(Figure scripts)

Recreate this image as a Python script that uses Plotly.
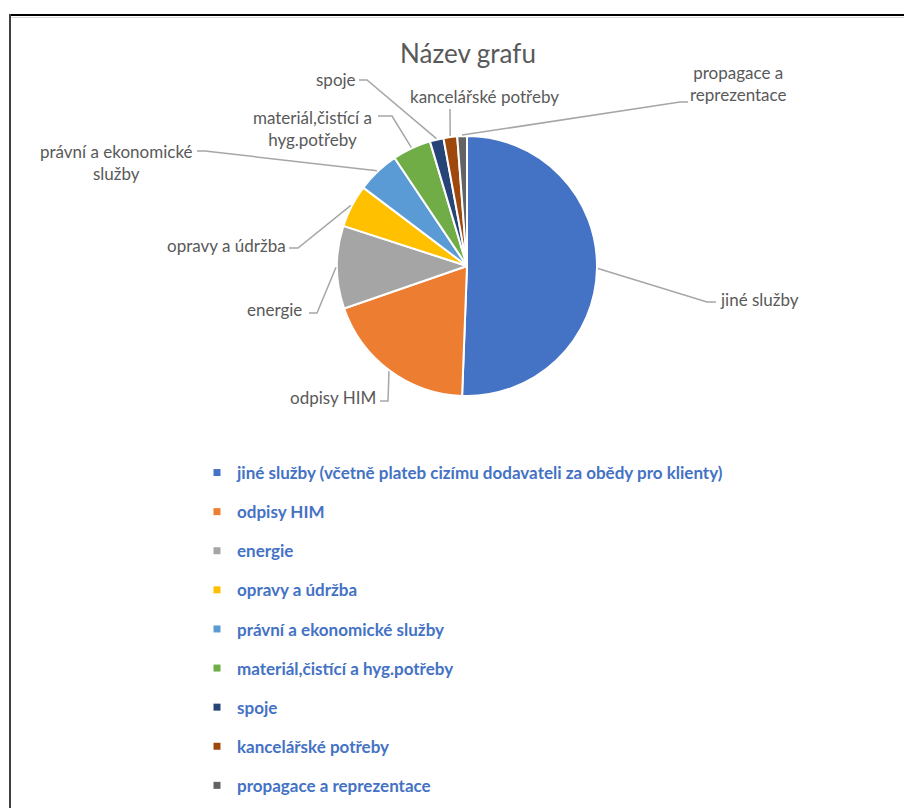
import math
import plotly.graph_objects as go

# ---------------- data ----------------
categories = [
    "jiné služby (včetně plateb cizímu dodavateli za obědy pro klienty)",
    "odpisy HIM",
    "energie",
    "opravy a údržba",
    "právní a ekonomické služby",
    "materiál,čistící a hyg.potřeby",
    "spoje",
    "kancelářské potřeby",
    "propagace a reprezentace",
]
slice_labels = [
    "jiné služby",
    "odpisy HIM",
    "energie",
    "opravy a údržba",
    "právní a ekonomické<br>služby",
    "materiál,čistící a<br>hyg.potřeby",
    "spoje",
    "kancelářské potřeby",
    "propagace a<br>reprezentace",
]
values = [50.6, 19.1, 10.3, 5.3, 5.3, 4.8, 1.7, 1.7, 1.2]
colors = ["#4472C4", "#ED7D31", "#A5A5A5", "#FFC000", "#5B9BD5",
          "#70AD47", "#264478", "#9E480E", "#636363"]

# ---------------- layout helpers ----------------
OFF = 8                      # page body margin
W, H = 912 - OFF, 808 - OFF  # figure size fitting the window
CX, CY, R = 467, 266, 130    # pie centre / radius in window pixels


def X(px):
    return (px - OFF) / W


def Y(py):
    return 1 - (py - OFF) / H


# label placement: (text x, text y, xanchor, elbow point, line end point)
label_pos = [
    (718, 299, "left", (707, 302), (716, 302)),
    (378, 397, "right", (388, 401), (380, 401)),
    (304, 310, "right", (317, 313), (309, 313)),
    (288, 245, "right", (298, 248), (289, 248)),
    (116, 162, "center", (205, 151), (197, 151)),
    (312, 128, "center", (392, 116), (378, 116)),
    (336, 80, "center", (367, 80), (359, 80)),
    (485, 97, "center", None, (450, 109)),
    (738, 84, "center", (680, 102), (688, 102)),
]

fig = go.Figure()

fig.add_trace(go.Pie(
    labels=categories,
    values=values,
    sort=False,
    direction="clockwise",
    rotation=0,
    marker=dict(colors=colors, line=dict(color="white", width=2)),
    textinfo="none",
    hoverinfo="label+value",
    showlegend=False,
    domain=dict(x=[X(CX - R), X(CX + R)], y=[Y(CY + R), Y(CY - R)]),
))

# legend entries (square markers, one group per category for spacing)
for name, col in zip(categories, colors):
    fig.add_trace(go.Scatter(
        x=[None], y=[None], mode="markers", name=name,
        legendgroup=name,
        marker=dict(symbol="square", size=7, color=col),
        hoverinfo="skip",
    ))

shapes = []
annotations = []
total = sum(values)
cum = 0.0
for v, lab, pos in zip(values, slice_labels, label_pos):
    mid = 2 * math.pi * (cum + v / 2) / total
    cum += v
    ex = CX + (R + 1) * math.sin(mid)
    ey = CY - (R + 1) * math.cos(mid)
    tx, ty, xa, elbow, end = pos
    pts = [(ex, ey)]
    if elbow is not None:
        pts.append(elbow)
    pts.append(end)
    path = "M " + " L ".join(f"{X(px)},{Y(py)}" for px, py in pts)
    shapes.append(dict(type="path", xref="paper", yref="paper", path=path,
                       line=dict(color="#A6A6A6", width=1.5)))
    annotations.append(dict(
        x=X(tx), y=Y(ty), xref="paper", yref="paper", text=lab,
        showarrow=False, xanchor=xa, yanchor="middle", align="center",
        font=dict(family="Lato", size=17, color="#595959"),
    ))

# chart frame lines
shapes.append(dict(type="line", xref="paper", yref="paper",
                   x0=X(10), x1=1, y0=Y(15), y1=Y(15),
                   line=dict(color="#000000", width=2)))
shapes.append(dict(type="line", xref="paper", yref="paper",
                   x0=X(10), x1=1, y0=Y(17.5), y1=Y(17.5),
                   line=dict(color="#D9D9D9", width=1)))
shapes.append(dict(type="line", xref="paper", yref="paper",
                   x0=X(10), x1=X(10), y0=Y(14), y1=0,
                   line=dict(color="#404040", width=2)))

fig.update_layout(
    width=W, height=H, autosize=False,
    margin=dict(l=0, r=0, t=0, b=0),
    paper_bgcolor="white", plot_bgcolor="white",
    title=dict(text="Název grafu", x=X(468), y=Y(54), xanchor="center",
               yanchor="middle",
               font=dict(family="Lato", size=26, color="#595959")),
    xaxis=dict(visible=False), yaxis=dict(visible=False),
    showlegend=True,
    legend=dict(x=X(197), y=Y(455), xanchor="left", yanchor="top",
                tracegroupgap=14, itemclick=False,
                font=dict(family="Lato", size=17, color="#4472C4",
                          weight="bold"),
                bgcolor="rgba(0,0,0,0)"),
    shapes=shapes,
    annotations=annotations,
)

fig.write_html("out.html")
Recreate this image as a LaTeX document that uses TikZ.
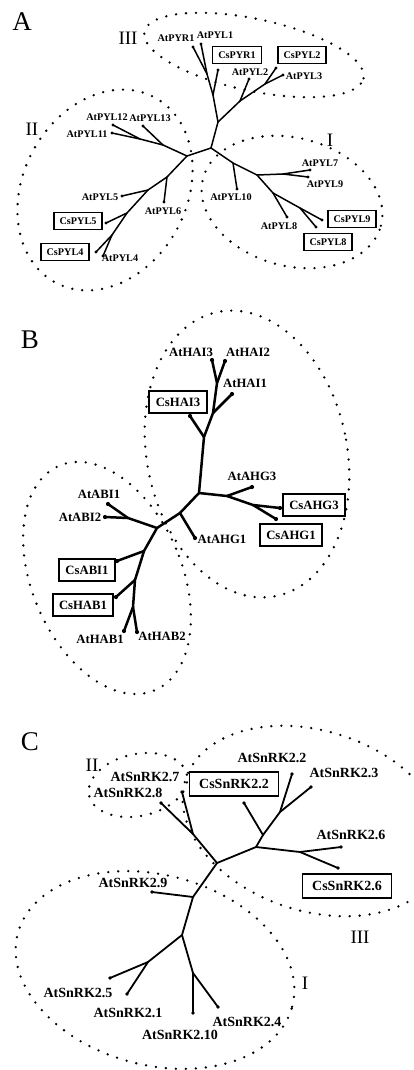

◆ What is expected: In the material above, show every line where the word "that" turns up.

◆ Solution to the exercise:
Recreate this image as a Python script that uses Plotly.
Recreate this image as a LaTeX document that uses TikZ.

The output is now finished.